* PROBLEM STATEMENT *
Copy the material that follows word for word and omit its pictures.

* DATA LINES *
####

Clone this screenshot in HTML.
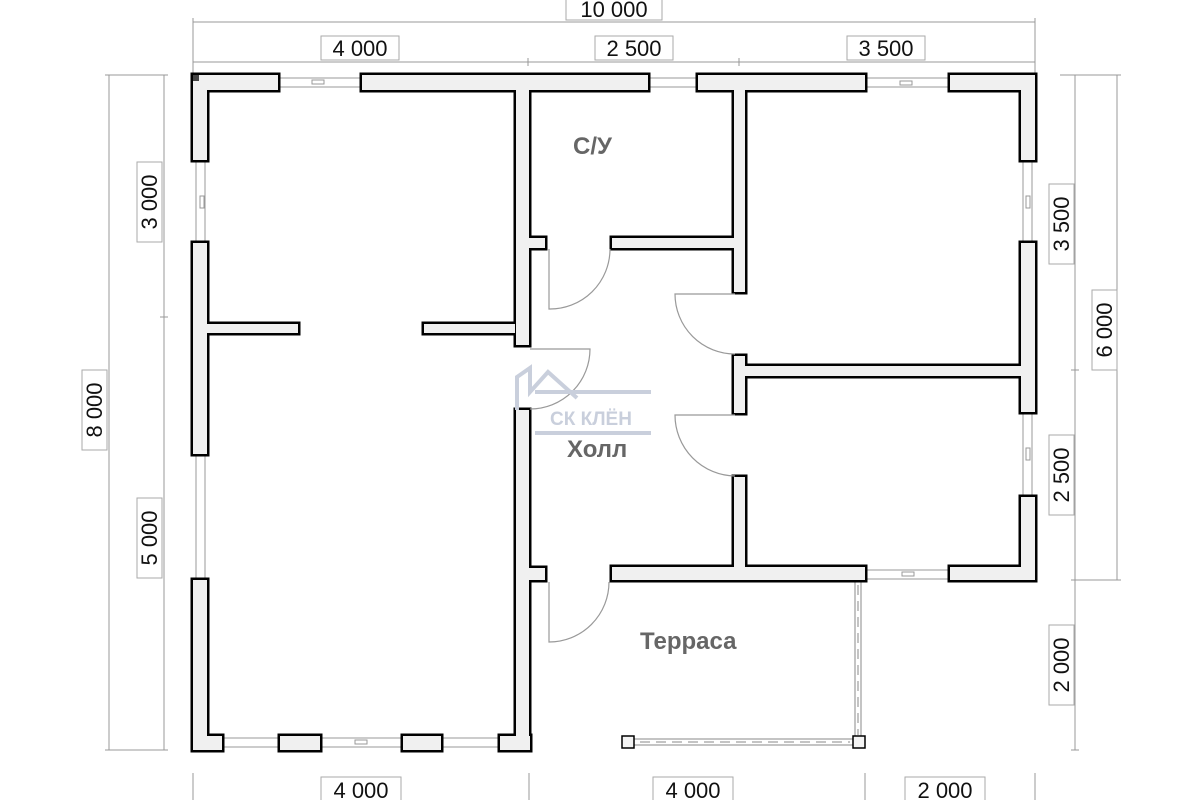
<!DOCTYPE html>
<html><head><meta charset="utf-8"><style>
html,body{margin:0;padding:0;background:#fff;width:1200px;height:800px;overflow:hidden}
svg{display:block}
text{font-family:"Liberation Sans",sans-serif}
</style></head><body>
<svg width="1200" height="800" viewBox="0 0 1200 800" xmlns="http://www.w3.org/2000/svg">
<g stroke="#999" stroke-width="1" fill="none">
<line x1="193" y1="22" x2="1035" y2="22"/>
<line x1="193" y1="62" x2="1035" y2="62"/>
<line x1="193" y1="18" x2="193" y2="75"/><line x1="1035" y1="18" x2="1035" y2="75"/>
<line x1="528" y1="58" x2="528" y2="66"/><line x1="739" y1="58" x2="739" y2="66"/>
<line x1="109" y1="75" x2="109" y2="750"/><line x1="164" y1="75" x2="164" y2="750"/>
<line x1="105" y1="75" x2="168" y2="75"/><line x1="105" y1="750" x2="168" y2="750"/>
<line x1="160" y1="317" x2="168" y2="317"/>
<line x1="1075" y1="75" x2="1075" y2="750"/><line x1="1117" y1="75" x2="1117" y2="580"/>
<line x1="1060" y1="75" x2="1121" y2="75"/><line x1="1071" y1="370" x2="1079" y2="370"/>
<line x1="1071" y1="580" x2="1121" y2="580"/><line x1="1071" y1="750" x2="1079" y2="750"/>
<line x1="193" y1="773" x2="193" y2="800"/><line x1="529" y1="773" x2="529" y2="800"/>
<line x1="865" y1="773" x2="865" y2="800"/><line x1="1035" y1="773" x2="1035" y2="800"/>
</g>
<g stroke="#999" stroke-width="1" fill="#fff">
<rect x="278" y="78" width="84" height="9"/><rect x="648" y="78" width="50" height="9"/><rect x="865" y="78" width="85" height="9"/>
<rect x="196" y="160" width="9" height="83"/><rect x="196" y="454" width="9" height="126"/>
<rect x="1023" y="160" width="9" height="83"/><rect x="1023" y="412" width="9" height="85"/>
<rect x="865" y="570" width="85" height="9"/>
<rect x="222" y="738" width="308" height="9"/>
<rect x="312" y="80" width="12" height="4"/><rect x="200" y="196" width="4" height="12"/><rect x="1026" y="196" width="4" height="12"/><rect x="1026" y="448" width="4" height="12"/><rect x="900" y="81" width="12" height="4"/><rect x="902" y="572" width="12" height="4"/><rect x="355" y="740" width="12" height="4"/>
</g>
<g stroke="#888" stroke-width="1" fill="none">
<line x1="855" y1="582" x2="855" y2="738"/><line x1="861" y1="582" x2="861" y2="738"/>
<line x1="634" y1="739" x2="853" y2="739"/><line x1="634" y1="745" x2="853" y2="745"/>
<line x1="858" y1="585" x2="858" y2="735" stroke-dasharray="10 6"/>
<line x1="640" y1="742" x2="850" y2="742" stroke-dasharray="10 6"/>
</g>
<g stroke="#000" stroke-width="1.5" fill="#f4f4f4">
<rect x="622" y="736" width="12" height="12"/><rect x="853" y="736" width="12" height="12"/>
</g>
<defs>
<g id="w">
<rect x="193" y="75" width="85" height="15"/>
<rect x="362" y="75" width="286" height="15"/>
<rect x="698" y="75" width="167" height="15"/>
<rect x="950" y="75" width="85" height="15"/>
<rect x="193" y="75" width="14" height="85"/>
<rect x="193" y="243" width="14" height="211"/>
<rect x="193" y="580" width="14" height="170"/>
<rect x="193" y="736" width="29" height="14"/>
<rect x="280" y="736" width="40" height="14"/>
<rect x="403" y="736" width="38" height="14"/>
<rect x="500" y="736" width="30" height="14"/>
<rect x="207" y="324" width="91" height="9"/>
<rect x="424" y="324" width="91" height="9"/>
<rect x="516" y="75" width="13" height="270"/>
<rect x="516" y="410" width="13" height="340"/>
<rect x="529" y="238" width="16" height="10"/>
<rect x="612" y="238" width="122" height="10"/>
<rect x="529" y="568" width="16" height="12"/>
<rect x="734" y="75" width="11" height="217"/>
<rect x="734" y="356" width="11" height="57"/>
<rect x="734" y="477" width="11" height="96"/>
<rect x="745" y="366" width="280" height="10"/>
<rect x="1021" y="75" width="14" height="85"/>
<rect x="1021" y="243" width="14" height="169"/>
<rect x="1021" y="497" width="14" height="83"/>
<rect x="612" y="567" width="253" height="13"/>
<rect x="950" y="567" width="85" height="13"/>
</g>
</defs>
<use href="#w" fill="#000" stroke="#000" stroke-width="5"/>
<use href="#w" fill="#f0f0f0"/>
<rect x="193" y="75" width="6" height="6" fill="#444"/>
<g stroke="#999" stroke-width="1.2" fill="none">
<path d="M549 249 L549 309 A60 60 0 0 0 610 249"/>
<path d="M530 349 L590 349 A60 60 0 0 1 530 409"/>
<path d="M735 294 L675 294 A60 60 0 0 0 735 354"/>
<path d="M735 415 L675 415 A61 61 0 0 0 735 476"/>
<path d="M549 582 L549 642 A60 60 0 0 0 609 582"/>
</g>
<g stroke="#c9cfdc" stroke-width="4" fill="none">
<path d="M517 410 L517 377 L530 368 L530 392 L548 372 L577 398"/>
<line x1="535" y1="392" x2="651" y2="392"/>
<line x1="535" y1="433" x2="651" y2="433"/>
</g>
<text x="550" y="425" font-size="19" font-weight="bold" fill="#c9cfdc">СК КЛЁН</text>
<g font-weight="bold" fill="#666" font-size="24">
<text x="573" y="154">С/У</text>
<text x="567" y="457">Холл</text>
<text x="640" y="649">Терраса</text>
</g>
<g font-size="22" fill="#111">
<g stroke="#aaa" stroke-width="1" fill="#fff">
<rect x="566" y="-2" width="96" height="22"/>
<rect x="321" y="36" width="78" height="24"/><rect x="595" y="36" width="78" height="24"/><rect x="847" y="36" width="78" height="24"/>
<rect x="137" y="162" width="25" height="80"/><rect x="137" y="498" width="25" height="80"/><rect x="82" y="370" width="25" height="80"/>
<rect x="1049" y="184" width="25" height="80"/><rect x="1049" y="435" width="25" height="80"/><rect x="1049" y="625" width="25" height="80"/><rect x="1092" y="290" width="25" height="80"/>
<rect x="321" y="777" width="80" height="25"/><rect x="653" y="777" width="80" height="25"/><rect x="905" y="777" width="80" height="25"/>
</g>
<text x="614" y="17" text-anchor="middle">10 000</text>
<text x="360" y="56" text-anchor="middle">4 000</text>
<text x="634" y="56" text-anchor="middle">2 500</text>
<text x="886" y="56" text-anchor="middle">3 500</text>
<text x="361" y="798" text-anchor="middle">4 000</text>
<text x="693" y="798" text-anchor="middle">4 000</text>
<text x="945" y="798" text-anchor="middle">2 000</text>
<text transform="translate(157 202) rotate(-90)" text-anchor="middle">3 000</text>
<text transform="translate(157 538) rotate(-90)" text-anchor="middle">5 000</text>
<text transform="translate(102 410) rotate(-90)" text-anchor="middle">8 000</text>
<text transform="translate(1069 224) rotate(-90)" text-anchor="middle">3 500</text>
<text transform="translate(1069 475) rotate(-90)" text-anchor="middle">2 500</text>
<text transform="translate(1069 665) rotate(-90)" text-anchor="middle">2 000</text>
<text transform="translate(1112 330) rotate(-90)" text-anchor="middle">6 000</text>
</g>
</svg>
</body></html>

####

* FINAL RESULT *
Clone this screenshot in HTML.
<!DOCTYPE html>
<html><head><meta charset="utf-8"><style>
html,body{margin:0;padding:0;background:#fff;width:1200px;height:800px;overflow:hidden}
svg{display:block}
text{font-family:"Liberation Sans",sans-serif}
</style></head><body>
<svg width="1200" height="800" viewBox="0 0 1200 800" xmlns="http://www.w3.org/2000/svg">
<g stroke="#999" stroke-width="1" fill="none">
<line x1="193" y1="22" x2="1035" y2="22"/>
<line x1="193" y1="62" x2="1035" y2="62"/>
<line x1="193" y1="18" x2="193" y2="75"/><line x1="1035" y1="18" x2="1035" y2="75"/>
<line x1="528" y1="58" x2="528" y2="66"/><line x1="739" y1="58" x2="739" y2="66"/>
<line x1="109" y1="75" x2="109" y2="750"/><line x1="164" y1="75" x2="164" y2="750"/>
<line x1="105" y1="75" x2="168" y2="75"/><line x1="105" y1="750" x2="168" y2="750"/>
<line x1="160" y1="317" x2="168" y2="317"/>
<line x1="1075" y1="75" x2="1075" y2="750"/><line x1="1117" y1="75" x2="1117" y2="580"/>
<line x1="1060" y1="75" x2="1121" y2="75"/><line x1="1071" y1="370" x2="1079" y2="370"/>
<line x1="1071" y1="580" x2="1121" y2="580"/><line x1="1071" y1="750" x2="1079" y2="750"/>
<line x1="193" y1="773" x2="193" y2="800"/><line x1="529" y1="773" x2="529" y2="800"/>
<line x1="865" y1="773" x2="865" y2="800"/><line x1="1035" y1="773" x2="1035" y2="800"/>
</g>
<g stroke="#999" stroke-width="1" fill="#fff">
<rect x="278" y="78" width="84" height="9"/><rect x="648" y="78" width="50" height="9"/><rect x="865" y="78" width="85" height="9"/>
<rect x="196" y="160" width="9" height="83"/><rect x="196" y="454" width="9" height="126"/>
<rect x="1023" y="160" width="9" height="83"/><rect x="1023" y="412" width="9" height="85"/>
<rect x="865" y="570" width="85" height="9"/>
<rect x="222" y="738" width="308" height="9"/>
<rect x="312" y="80" width="12" height="4"/><rect x="200" y="196" width="4" height="12"/><rect x="1026" y="196" width="4" height="12"/><rect x="1026" y="448" width="4" height="12"/><rect x="900" y="81" width="12" height="4"/><rect x="902" y="572" width="12" height="4"/><rect x="355" y="740" width="12" height="4"/>
</g>
<g stroke="#888" stroke-width="1" fill="none">
<line x1="855" y1="582" x2="855" y2="738"/><line x1="861" y1="582" x2="861" y2="738"/>
<line x1="634" y1="739" x2="853" y2="739"/><line x1="634" y1="745" x2="853" y2="745"/>
<line x1="858" y1="585" x2="858" y2="735" stroke-dasharray="10 6"/>
<line x1="640" y1="742" x2="850" y2="742" stroke-dasharray="10 6"/>
</g>
<g stroke="#000" stroke-width="1.5" fill="#f4f4f4">
<rect x="622" y="736" width="12" height="12"/><rect x="853" y="736" width="12" height="12"/>
</g>
<defs>
<g id="w">
<rect x="193" y="75" width="85" height="15"/>
<rect x="362" y="75" width="286" height="15"/>
<rect x="698" y="75" width="167" height="15"/>
<rect x="950" y="75" width="85" height="15"/>
<rect x="193" y="75" width="14" height="85"/>
<rect x="193" y="243" width="14" height="211"/>
<rect x="193" y="580" width="14" height="170"/>
<rect x="193" y="736" width="29" height="14"/>
<rect x="280" y="736" width="40" height="14"/>
<rect x="403" y="736" width="38" height="14"/>
<rect x="500" y="736" width="30" height="14"/>
<rect x="207" y="324" width="91" height="9"/>
<rect x="424" y="324" width="91" height="9"/>
<rect x="516" y="75" width="13" height="270"/>
<rect x="516" y="410" width="13" height="340"/>
<rect x="529" y="238" width="16" height="10"/>
<rect x="612" y="238" width="122" height="10"/>
<rect x="529" y="568" width="16" height="12"/>
<rect x="734" y="75" width="11" height="217"/>
<rect x="734" y="356" width="11" height="57"/>
<rect x="734" y="477" width="11" height="96"/>
<rect x="745" y="366" width="280" height="10"/>
<rect x="1021" y="75" width="14" height="85"/>
<rect x="1021" y="243" width="14" height="169"/>
<rect x="1021" y="497" width="14" height="83"/>
<rect x="612" y="567" width="253" height="13"/>
<rect x="950" y="567" width="85" height="13"/>
</g>
</defs>
<use href="#w" fill="#000" stroke="#000" stroke-width="5"/>
<use href="#w" fill="#f0f0f0"/>
<rect x="193" y="75" width="6" height="6" fill="#444"/>
<g stroke="#999" stroke-width="1.2" fill="none">
<path d="M549 249 L549 309 A60 60 0 0 0 610 249"/>
<path d="M530 349 L590 349 A60 60 0 0 1 530 409"/>
<path d="M735 294 L675 294 A60 60 0 0 0 735 354"/>
<path d="M735 415 L675 415 A61 61 0 0 0 735 476"/>
<path d="M549 582 L549 642 A60 60 0 0 0 609 582"/>
</g>
<g stroke="#c9cfdc" stroke-width="4" fill="none">
<path d="M517 410 L517 377 L530 368 L530 392 L548 372 L577 398"/>
<line x1="535" y1="392" x2="651" y2="392"/>
<line x1="535" y1="433" x2="651" y2="433"/>
</g>
<text x="550" y="425" font-size="19" font-weight="bold" fill="#c9cfdc">СК КЛЁН</text>
<g font-weight="bold" fill="#666" font-size="24">
<text x="573" y="154">С/У</text>
<text x="567" y="457">Холл</text>
<text x="640" y="649">Терраса</text>
</g>
<g font-size="22" fill="#111">
<g stroke="#aaa" stroke-width="1" fill="#fff">
<rect x="566" y="-2" width="96" height="22"/>
<rect x="321" y="36" width="78" height="24"/><rect x="595" y="36" width="78" height="24"/><rect x="847" y="36" width="78" height="24"/>
<rect x="137" y="162" width="25" height="80"/><rect x="137" y="498" width="25" height="80"/><rect x="82" y="370" width="25" height="80"/>
<rect x="1049" y="184" width="25" height="80"/><rect x="1049" y="435" width="25" height="80"/><rect x="1049" y="625" width="25" height="80"/><rect x="1092" y="290" width="25" height="80"/>
<rect x="321" y="777" width="80" height="25"/><rect x="653" y="777" width="80" height="25"/><rect x="905" y="777" width="80" height="25"/>
</g>
<text x="614" y="17" text-anchor="middle">10 000</text>
<text x="360" y="56" text-anchor="middle">4 000</text>
<text x="634" y="56" text-anchor="middle">2 500</text>
<text x="886" y="56" text-anchor="middle">3 500</text>
<text x="361" y="798" text-anchor="middle">4 000</text>
<text x="693" y="798" text-anchor="middle">4 000</text>
<text x="945" y="798" text-anchor="middle">2 000</text>
<text transform="translate(157 202) rotate(-90)" text-anchor="middle">3 000</text>
<text transform="translate(157 538) rotate(-90)" text-anchor="middle">5 000</text>
<text transform="translate(102 410) rotate(-90)" text-anchor="middle">8 000</text>
<text transform="translate(1069 224) rotate(-90)" text-anchor="middle">3 500</text>
<text transform="translate(1069 475) rotate(-90)" text-anchor="middle">2 500</text>
<text transform="translate(1069 665) rotate(-90)" text-anchor="middle">2 000</text>
<text transform="translate(1112 330) rotate(-90)" text-anchor="middle">6 000</text>
</g>
</svg>
</body></html>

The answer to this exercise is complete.